I am working on a project where we have a kernel module that allocates memory using kmalloc()
, and maps it to userspace using remap_pfn_range()
. In remap_pfn_range()
the vm_area_structs has its vm_flags field set to VM_IO | VM_PFNMAP
(as well as some other flags that seem irrelevant to my problem). When I call sendmsg()
using the address returned by our mmap()
implementation (which is where the remap_pfn_range()
call happens) the sendmsg()
call fails with errno EFAULT
.
I have tracked down the location in the kernel where -EFAULT is first returned, it happens in check_vma_flags()
in mm/gup.c
, the problem is that the above mentioned flags are set in the vm_area_struct
:
static int check_vma_flags(struct vm_area_struct *vma, unsigned long gup_flags)
{
vm_flags_t vm_flags = vma->vm_flags;
int write = (gup_flags & FOLL_WRITE);
int foreign = (gup_flags & FOLL_REMOTE);
if (vm_flags & (VM_IO | VM_PFNMAP))
return -EFAULT; // <= This error propagates all the way back to userspace.
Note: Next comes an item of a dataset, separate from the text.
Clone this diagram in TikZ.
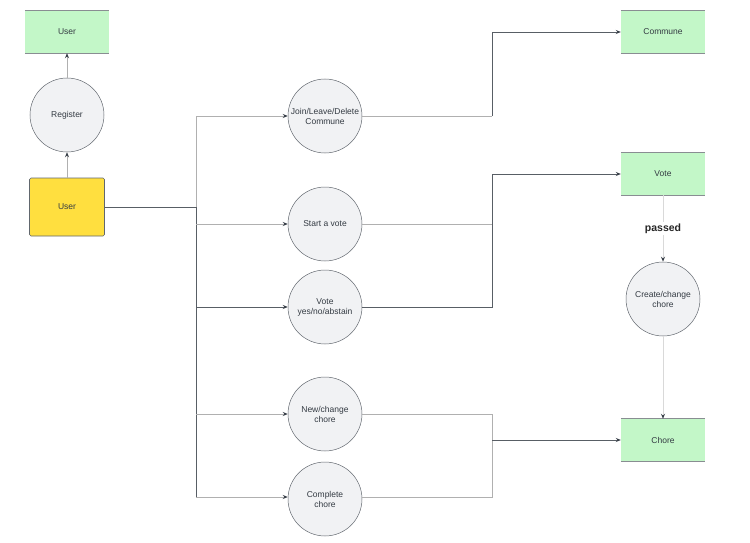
\documentclass[tikz,border=0pt]{standalone}
\usepackage{fontspec}
\setmainfont{Liberation Sans}
\usetikzlibrary{arrows.meta}
\definecolor{boxgreen}{HTML}{C3F7C8}
\definecolor{boxyellow}{HTML}{FFDF3F}
\definecolor{circfill}{HTML}{F1F2F4}
\definecolor{darkline}{HTML}{3A414A}
\definecolor{lightline}{HTML}{B0B0B0}
\definecolor{textcol}{HTML}{333A42}
\tikzset{
  x=1pt, y=-1pt,
  every node/.style={font=\fontsize{8.5}{10}\selectfont, text=textcol, align=center},
  greenbox/.style={rectangle, fill=boxgreen, minimum width=84pt, minimum height=42pt, inner sep=0pt},
  yellowbox/.style={rectangle, rounded corners=1.5pt, fill=boxyellow, draw=darkline!80, line width=0.6pt, minimum width=75pt, minimum height=58pt, inner sep=0pt},
  proc/.style={circle, fill=circfill, draw=darkline!80, line width=0.5pt, minimum size=74pt, inner sep=0pt},
  arr/.style={-{Stealth[length=5pt,width=4pt,color=darkline]}, line width=0.7pt},
  dk/.style={draw=darkline!85, line width=0.7pt},
  lt/.style={draw=lightline, line width=0.7pt},
  faint/.style={draw=black!15, line width=1pt},
}
\newcommand{\gedges}[1]{\draw[darkline!60, line width=0.8pt] (#1.north west) -- (#1.north east) (#1.south west) -- (#1.south east);}
\begin{document}
\begin{tikzpicture}
\useasboundingbox (0,0) rectangle (750,543);
% left column
\node[greenbox] (userTop) at (67,32) {User};
\gedges{userTop}
\node[proc] (register) at (67,115) {Register};
\node[yellowbox] (user) at (67,207) {User};
\draw[arr, lt] (user) -- (register);
\draw[arr, lt] (register) -- (userTop);
% middle circles
\node[proc] (join) at (325,116) {Join/Leave/Delete\\Commune};
\node[proc] (start) at (325,224) {Start a vote};
\node[proc] (voteyn) at (325,307) {Vote\\yes/no/abstain};
\node[proc] (newch) at (325,414) {New/change\\chore};
\node[proc] (complete) at (325,499) {Complete\\chore};
% right column
\node[greenbox] (commune) at (663,32) {Commune};
\gedges{commune}
\node[greenbox] (vote) at (663,174) {Vote};
\gedges{vote}
\node[proc] (create) at (663,299) {Create/change\\chore};
\node[greenbox] (chore) at (663,440) {Chore};
\gedges{chore}
% trunk
\coordinate (tj) at (196,207);
\draw[dk] (user.east) -- (tj);
\draw[lt] (tj) -- (196,116);
\draw[dk] (tj) -- (196,497);
\draw[arr, lt] (196,116) -- (join.west);
\draw[arr, lt] (196,224) -- (start.west);
\draw[arr, dk] (196,307) -- (voteyn.west);
\draw[arr, lt] (196,414) -- (newch.west);
\draw[arr, lt] (196,497) -- (complete.west |- 0,497);
% to Commune
\draw[lt] (join.east) -- (492,116);
\draw[arr, dk] (492,116) -- (492,32) -- (commune.west);
% to Vote
\draw[lt] (start.east) -- (492,224);
\draw[dk] (voteyn.east) -- (492,307) -- (492,224);
\draw[arr, dk] (492,224) -- (492,174) -- (vote.west);
% to Chore
\draw[lt] (newch.east) -- (492,414) -- (492,440);
\draw[lt] (complete.east |- 0,497) -- (492,497) -- (492,440);
\draw[arr, dk] (492,440) -- (chore.west);
% vote -> create -> chore
\draw[arr, faint] (vote.south) -- node[fill=white, inner sep=2pt, font=\fontsize{10.5}{12}\selectfont\bfseries, text=black!85] {passed} (create.north);
\draw[arr, faint] (create.south) -- (chore.north);
\end{tikzpicture}
\end{document}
For background, the allocated memory is shared between the CPU and an FPGA in a Cyclone V SOC-FPGA. The FPGA writes the bulk of the data to the buffers and requires the memory to be physically contiguous. We are currently using v5.3-rc8 of the linux kernel.
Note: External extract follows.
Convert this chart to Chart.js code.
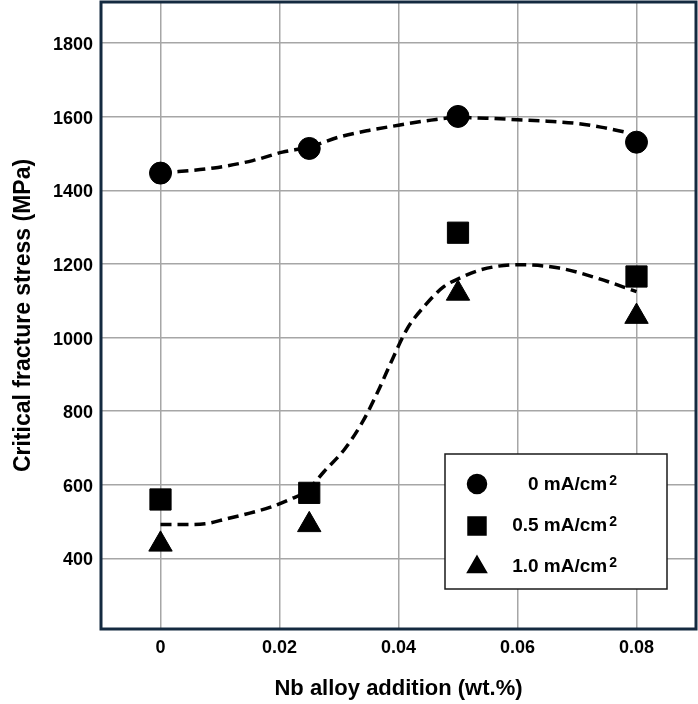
<!DOCTYPE html>
<html>
<head>
<meta charset="utf-8">
<script src="https://cdn.jsdelivr.net/npm/chart.js@4.4.1/dist/chart.umd.min.js"></script>
<style>
  html, body { margin: 0; padding: 0; background: #fff; }
</style>
</head>
<body>
<canvas id="chart" width="698" height="704"></canvas>
<script>
// Nb content of the tested alloys (wt.%)
const nbContent = [0, 0.025, 0.05, 0.08];

// Critical fracture stress (MPa) for each charging current density
const stress0mA = [1447, 1514, 1601, 1531];
const stress05mA = [560, 578, 1285, 1166];
const stress10mA = [438, 491, 1120, 1057];

// Dashed trend curves drawn through the data
const upperTrendX = [0, 0.009, 0.0155, 0.0205, 0.025, 0.03, 0.035, 0.04, 0.0455, 0.05, 0.055, 0.06, 0.065, 0.07, 0.074, 0.0785];
const upperTrendY = [1447, 1461, 1481, 1504, 1518, 1545, 1563, 1577, 1591, 1598, 1596, 1592, 1588, 1582, 1572, 1557];
const lowerTrendX = [0, 0.004, 0.0075, 0.011, 0.015, 0.0185, 0.022, 0.0245, 0.0275, 0.031, 0.034, 0.0365, 0.039, 0.0415, 0.0445, 0.0475, 0.0505, 0.054, 0.06, 0.067, 0.0735, 0.08];
const lowerTrendY = [492, 492, 494, 507, 523, 539, 562, 582, 636, 698, 772, 852, 942, 1025, 1088, 1137, 1163, 1185, 1198, 1189, 1161, 1125];

const xTicks = [0, 0.02, 0.04, 0.06, 0.08];
const yTicks = [400, 600, 800, 1000, 1200, 1400, 1600, 1800];

const legendLabels = ["0 mA/cm", "0.5 mA/cm", "1.0 mA/cm"];
const legendStyles = ["circle", "rect", "triangle"];

const FONT = "'Liberation Sans', Arial, sans-serif";
const INK = "#000000";

function toPoints(xs, ys) {
  return xs.map((x, i) => ({ x: x, y: ys[i] }));
}

function markerDataset(label, values, style, radius) {
  return {
    label: label,
    data: toPoints(nbContent, values),
    pointStyle: style,
    pointRadius: radius,
    pointHoverRadius: radius,
    backgroundColor: INK,
    borderColor: INK,
    borderWidth: 1,
    showLine: false,
    order: 0,
  };
}

function trendDataset(xs, ys) {
  return {
    data: toPoints(xs, ys),
    showLine: true,
    pointRadius: 0,
    borderColor: INK,
    borderWidth: 3.5,
    borderDash: [11, 6],
    cubicInterpolationMode: "monotone",
    fill: false,
    order: 1,
  };
}

// keep the plot box fixed: no extra room for edge labels
function fixPadding(scale) {
  scale.paddingTop = 0;
  scale.paddingBottom = 0;
  scale.paddingLeft = 0;
  scale.paddingRight = 0;
}

// Dark frame around the plot area
const framePlugin = {
  id: "frame",
  afterDraw(chart) {
    const { ctx, chartArea: a } = chart;
    ctx.save();
    ctx.strokeStyle = "#142a40";
    ctx.lineWidth = 3;
    ctx.strokeRect(a.left, a.top, a.right - a.left, a.bottom - a.top);
    ctx.restore();
  },
};

// Boxed legend inside the lower right of the plot
const boxLegendPlugin = {
  id: "boxLegend",
  afterDraw(chart) {
    const { ctx, chartArea: a } = chart;
    const boxRight = a.right - 29;
    const boxBottom = a.bottom - 40;
    const boxW = 222;
    const boxH = 135;
    const left = boxRight - boxW;
    const top = boxBottom - boxH;

    ctx.save();
    ctx.fillStyle = "#ffffff";
    ctx.fillRect(left, top, boxW, boxH);
    ctx.strokeStyle = "#1a1a1a";
    ctx.lineWidth = 1.5;
    ctx.strokeRect(left, top, boxW, boxH);

    const radii = [9.5, 12.7, 11];
    const markerY = [30, 72, 113];
    const baseY = [36, 77, 118];
    const textRight = left + 172;

    legendLabels.forEach((label, i) => {
      ctx.fillStyle = INK;
      ctx.strokeStyle = INK;
      Chart.helpers.drawPoint(ctx, {
        pointStyle: legendStyles[i],
        radius: radii[i],
        rotation: 0,
        borderWidth: 1,
      }, left + 32, top + markerY[i]);

      ctx.textAlign = "right";
      ctx.textBaseline = "alphabetic";
      ctx.font = "bold 14px " + FONT;
      ctx.fillText("2", textRight, top + baseY[i] - 5);
      const supW = ctx.measureText("2").width;
      ctx.font = "bold 19px " + FONT;
      ctx.fillText(label, textRight - supW - 2, top + baseY[i]);
    });
    ctx.restore();
  },
};

const ctx = document.getElementById("chart").getContext("2d");
new Chart(ctx, {
  type: "scatter",
  data: {
    datasets: [
      markerDataset("0 mA/cm2", stress0mA, "circle", 11),
      markerDataset("0.5 mA/cm2", stress05mA, "rect", 15),
      markerDataset("1.0 mA/cm2", stress10mA, "triangle", 13.5),
      trendDataset(upperTrendX, upperTrendY),
      trendDataset(lowerTrendX, lowerTrendY),
    ],
  },
  options: {
    responsive: false,
    animation: false,
    devicePixelRatio: 1,
    layout: {
      autoPadding: false,
      padding: { top: 2, right: 2, left: 0, bottom: 0 },
    },
    plugins: {
      legend: { display: false },
      tooltip: { enabled: false },
    },
    scales: {
      x: {
        type: "linear",
        min: -0.01,
        max: 0.09,
        afterBuildTicks: (scale) => {
          scale.ticks = xTicks.map((v) => ({ value: v }));
        },
        afterFit: (scale) => {
          scale.height = 75;
          fixPadding(scale);
        },
        grid: { color: "#a6a6a6", lineWidth: 1.5, drawTicks: false },
        border: { display: false },
        ticks: {
          padding: 8,
          color: INK,
          font: { family: FONT, size: 18, weight: "bold" },
          callback: (v) => (v === 0 ? "0" : v.toFixed(2)),
        },
        title: {
          display: true,
          text: "Nb alloy addition (wt.%)",
          color: INK,
          font: { family: FONT, size: 22, weight: "bold" },
          padding: { top: 0, bottom: 2 },
        },
      },
      y: {
        type: "linear",
        min: 208,
        max: 1912,
        afterBuildTicks: (scale) => {
          scale.ticks = yTicks.map((v) => ({ value: v }));
        },
        afterFit: (scale) => {
          scale.width = 101;
          fixPadding(scale);
        },
        grid: { color: "#a6a6a6", lineWidth: 1.5, drawTicks: false },
        border: { display: false },
        ticks: {
          padding: 8,
          labelOffset: 2,
          color: INK,
          font: { family: FONT, size: 18, weight: "bold" },
          callback: (v) => String(v),
        },
        title: {
          display: true,
          text: "Critical fracture stress (MPa)",
          color: INK,
          font: { family: FONT, size: 23, weight: "bold" },
          padding: { top: 10, bottom: 0 },
        },
      },
    },
  },
  plugins: [framePlugin, boxLegendPlugin],
});
</script>
</body>
</html>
The memory mapping works well for regular send()
calls without any attempts at zero-copy, but now we need to improve the network transmission speed for our data. In investigating the zero-copy mode for sendmsg()
we have observed up to 50% improvements in data transfer rate, when we are using regular userspace allocated memory through malloc()
.
I have tried unsetting the vm_area_struct.vm_flags
bits that correspond to VM_IO
and VM_PFNMAP
after the call to remap_pfn_range()
. This results in sendmsg()
actually "succeeding", the syscall returns the size of the buffer that I wished to send. However, no data arrives on the client side. Also, when I reboot the kernel, there are a lot of errors printed on the serial console.
I don't expect what I did to be the correct way to do this. I have to assume that the vm_flags
are set for a very good reason, and there are no conditions in remap_pfn_range()
that would prevent the flags from being set.
Hence, my question in the title: Is there a way to map memory obtained form kmalloc()
to userspace such that it can be passed to sendmsg()
with MSG_ZEROCOPY
?
Update: I see that there have been a few posts regarding this subject already:
Zero-copy user-space TCP send of dma_mmap_coherent() mapped memory
Map physical memory to userspace as normal, struct page backed mapping
I will try the suggested answers from those posts and report back here.
I have managed to implement a solution similar to what is described in steps 3 and 4 of Map physical memory to userspace as normal, struct page backed mapping.
My fault handler looks like this
vm_fault_t vm_fault(struct vm_fault* vmf)
{
unsigned long pos = vmf->vma->vm_pgoff / NPAGES;
unsigned long offset = vmf->address - vmf->vma->vm_start;
// Have to make the address-to-page translation manually, for unknown
// reasons virt_to_page causes bus error when userspace writes to the
// memory.
unsigned long physaddr = __pa(memory_list[pos].kmalloc_area) + offset;
unsigned long pfn = physaddr >> PAGE_SHIFT;
struct page* page = pfn_to_page(pfn);
// Increment refcount to page.
get_page(page);
return vmf_insert_page(vmf->vma, vmf->address, page);
}
and my mmap()
implementation
static int mmap_mmap(struct file* filp, struct vm_area_struct* vma)
{
// Do not map to userspace using remap_pfn_range(), since it those mappings
// are incompatible with zero-copy for the sendmsg() syscall (due to the
// VM_IO and VM_PFNMAP flags). Instead set up mapping using the fault handler.
vma->vm_ops = &imageaccess_vm_operations;
vma->vm_flags |= VM_MIXEDMAP; // Must be set, or else vmf_insert_page() will fail.
return 0;
}
I have not figured out why virt_to_page()
does not seem to work, if anyone has an idea, feel free to comment. This implementation works in any case.